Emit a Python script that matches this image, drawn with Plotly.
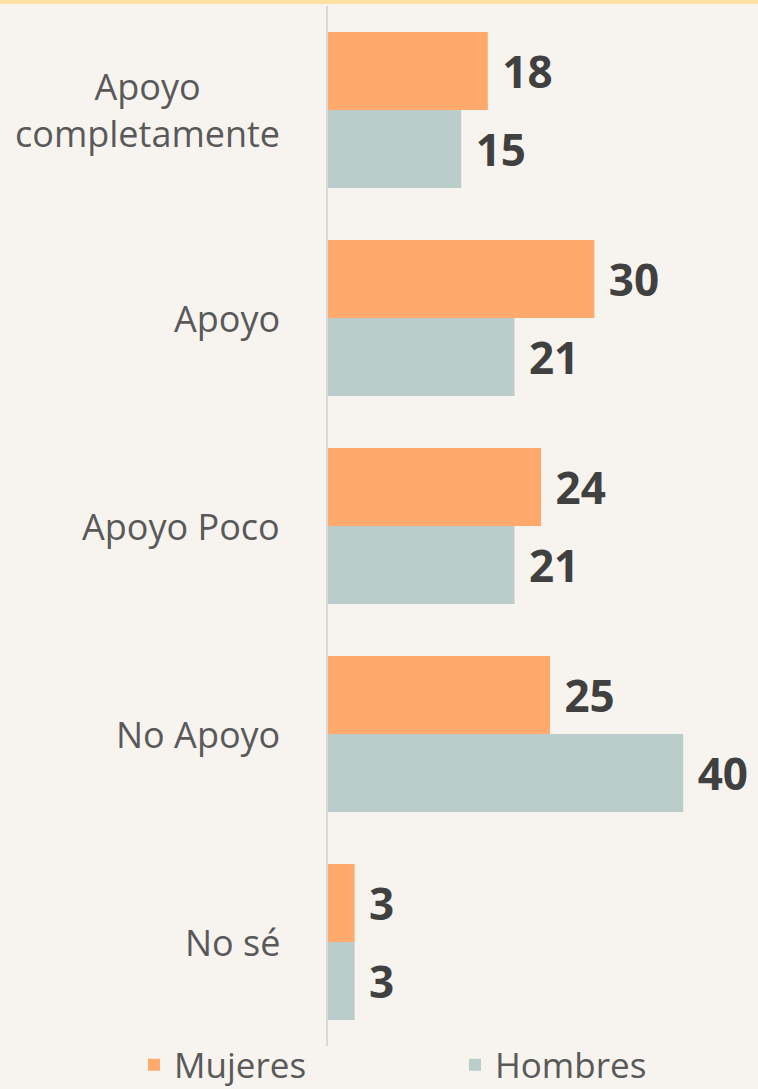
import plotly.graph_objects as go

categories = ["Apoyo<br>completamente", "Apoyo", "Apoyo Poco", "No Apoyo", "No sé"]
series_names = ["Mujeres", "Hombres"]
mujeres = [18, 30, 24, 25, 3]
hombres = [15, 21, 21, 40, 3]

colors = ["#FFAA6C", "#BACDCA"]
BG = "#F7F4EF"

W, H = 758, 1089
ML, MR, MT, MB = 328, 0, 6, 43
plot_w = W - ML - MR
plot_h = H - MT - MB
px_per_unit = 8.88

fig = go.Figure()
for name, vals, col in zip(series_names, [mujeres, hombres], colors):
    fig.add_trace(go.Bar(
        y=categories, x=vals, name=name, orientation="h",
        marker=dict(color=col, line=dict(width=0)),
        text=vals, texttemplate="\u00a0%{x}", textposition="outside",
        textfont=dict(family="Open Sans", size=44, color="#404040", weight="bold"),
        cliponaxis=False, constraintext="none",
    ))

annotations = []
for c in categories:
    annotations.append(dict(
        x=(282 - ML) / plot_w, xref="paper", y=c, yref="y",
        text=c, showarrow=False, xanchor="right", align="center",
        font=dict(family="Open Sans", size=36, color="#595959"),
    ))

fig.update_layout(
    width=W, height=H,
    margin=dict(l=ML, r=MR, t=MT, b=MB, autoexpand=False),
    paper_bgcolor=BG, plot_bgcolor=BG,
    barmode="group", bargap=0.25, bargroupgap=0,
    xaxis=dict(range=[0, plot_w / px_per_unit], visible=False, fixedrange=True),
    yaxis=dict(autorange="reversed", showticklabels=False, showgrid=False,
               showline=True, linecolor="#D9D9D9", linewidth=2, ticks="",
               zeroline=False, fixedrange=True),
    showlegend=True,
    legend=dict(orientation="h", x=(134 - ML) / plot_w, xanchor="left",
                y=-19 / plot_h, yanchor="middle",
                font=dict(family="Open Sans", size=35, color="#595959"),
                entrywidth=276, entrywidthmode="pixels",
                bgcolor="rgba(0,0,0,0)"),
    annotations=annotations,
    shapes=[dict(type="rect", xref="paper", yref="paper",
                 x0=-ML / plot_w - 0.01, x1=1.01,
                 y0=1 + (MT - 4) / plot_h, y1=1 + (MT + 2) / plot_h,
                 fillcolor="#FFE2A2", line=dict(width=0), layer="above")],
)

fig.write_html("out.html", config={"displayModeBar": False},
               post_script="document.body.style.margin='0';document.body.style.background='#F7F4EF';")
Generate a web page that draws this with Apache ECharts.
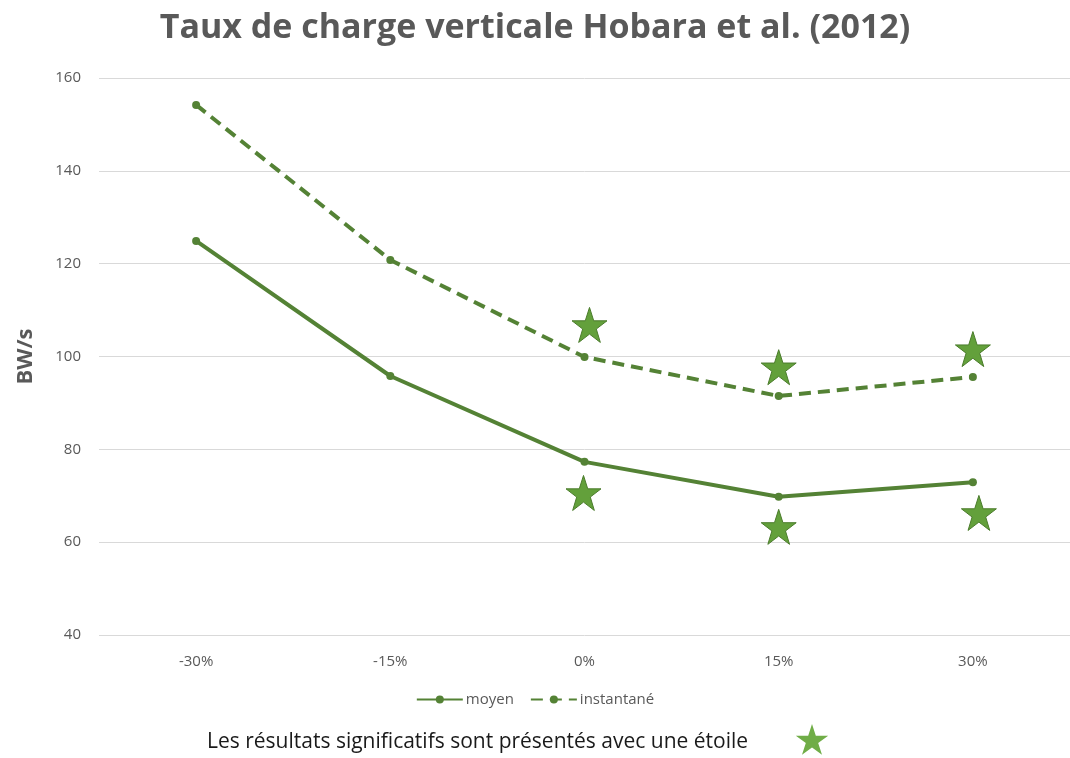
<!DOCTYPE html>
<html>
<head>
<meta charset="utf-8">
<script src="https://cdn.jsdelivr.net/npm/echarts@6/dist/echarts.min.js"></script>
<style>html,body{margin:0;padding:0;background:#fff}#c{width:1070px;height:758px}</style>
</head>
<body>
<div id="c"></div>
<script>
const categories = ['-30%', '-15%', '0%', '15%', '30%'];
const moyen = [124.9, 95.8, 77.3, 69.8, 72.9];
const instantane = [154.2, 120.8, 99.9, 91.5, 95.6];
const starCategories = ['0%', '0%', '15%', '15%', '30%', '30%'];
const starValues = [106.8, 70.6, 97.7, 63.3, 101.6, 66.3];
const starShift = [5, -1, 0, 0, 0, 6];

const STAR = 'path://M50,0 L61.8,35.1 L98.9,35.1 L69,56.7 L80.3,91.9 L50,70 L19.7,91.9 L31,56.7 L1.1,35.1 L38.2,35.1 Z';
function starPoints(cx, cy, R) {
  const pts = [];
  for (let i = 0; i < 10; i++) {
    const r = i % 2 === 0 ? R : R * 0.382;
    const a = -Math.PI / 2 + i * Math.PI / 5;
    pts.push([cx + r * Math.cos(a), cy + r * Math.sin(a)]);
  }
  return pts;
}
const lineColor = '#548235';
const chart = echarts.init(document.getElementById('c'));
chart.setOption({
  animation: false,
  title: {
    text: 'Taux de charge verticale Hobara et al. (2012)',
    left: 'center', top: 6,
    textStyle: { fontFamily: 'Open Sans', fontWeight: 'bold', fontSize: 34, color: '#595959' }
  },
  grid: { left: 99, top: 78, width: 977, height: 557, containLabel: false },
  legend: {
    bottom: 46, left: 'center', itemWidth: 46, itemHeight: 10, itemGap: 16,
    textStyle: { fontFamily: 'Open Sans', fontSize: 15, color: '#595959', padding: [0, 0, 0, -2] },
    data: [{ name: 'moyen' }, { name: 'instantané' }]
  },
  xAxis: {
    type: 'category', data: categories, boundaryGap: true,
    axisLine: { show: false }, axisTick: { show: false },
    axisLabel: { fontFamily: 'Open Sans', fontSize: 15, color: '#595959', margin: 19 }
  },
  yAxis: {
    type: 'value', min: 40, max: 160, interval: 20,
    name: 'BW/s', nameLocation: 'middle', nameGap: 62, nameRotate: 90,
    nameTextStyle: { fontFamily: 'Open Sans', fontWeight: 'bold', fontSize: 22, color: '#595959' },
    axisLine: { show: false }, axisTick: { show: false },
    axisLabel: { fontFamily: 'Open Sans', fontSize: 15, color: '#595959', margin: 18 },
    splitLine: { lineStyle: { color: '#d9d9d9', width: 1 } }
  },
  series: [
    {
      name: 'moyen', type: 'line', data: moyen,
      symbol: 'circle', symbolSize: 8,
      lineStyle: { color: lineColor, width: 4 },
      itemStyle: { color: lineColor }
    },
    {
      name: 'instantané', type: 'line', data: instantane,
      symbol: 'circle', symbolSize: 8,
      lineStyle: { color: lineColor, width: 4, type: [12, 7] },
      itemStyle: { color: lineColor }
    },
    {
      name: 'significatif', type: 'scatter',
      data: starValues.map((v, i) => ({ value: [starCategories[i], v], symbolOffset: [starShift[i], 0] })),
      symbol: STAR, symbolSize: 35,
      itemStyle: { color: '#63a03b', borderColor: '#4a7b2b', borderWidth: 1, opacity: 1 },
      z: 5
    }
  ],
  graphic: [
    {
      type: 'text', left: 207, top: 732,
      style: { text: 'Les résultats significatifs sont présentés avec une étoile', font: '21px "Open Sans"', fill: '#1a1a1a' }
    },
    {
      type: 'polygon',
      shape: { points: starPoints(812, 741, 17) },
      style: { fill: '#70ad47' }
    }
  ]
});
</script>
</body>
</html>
.....
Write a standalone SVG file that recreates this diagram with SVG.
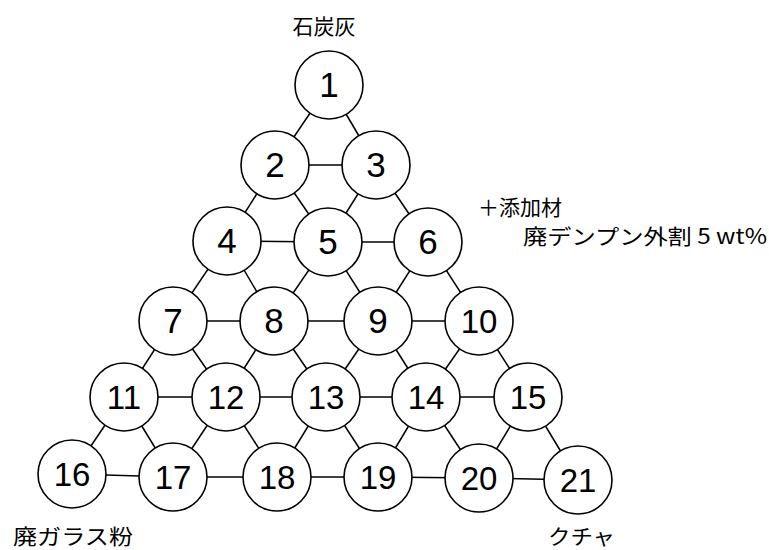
.....
• **The task**
Above are the records. Print exactly the lines from the one containing "Emit a Python" to the one containing "px_per_unit = 8.88", both included, and nothing else; pictures are excluded.

• **Solution to the problem**
Emit a Python script that matches this image, drawn with Plotly.
import plotly.graph_objects as go

categories = ["Apoyo<br>completamente", "Apoyo", "Apoyo Poco", "No Apoyo", "No sé"]
series_names = ["Mujeres", "Hombres"]
mujeres = [18, 30, 24, 25, 3]
hombres = [15, 21, 21, 40, 3]

colors = ["#FFAA6C", "#BACDCA"]
BG = "#F7F4EF"

W, H = 758, 1089
ML, MR, MT, MB = 328, 0, 6, 43
plot_w = W - ML - MR
plot_h = H - MT - MB
px_per_unit = 8.88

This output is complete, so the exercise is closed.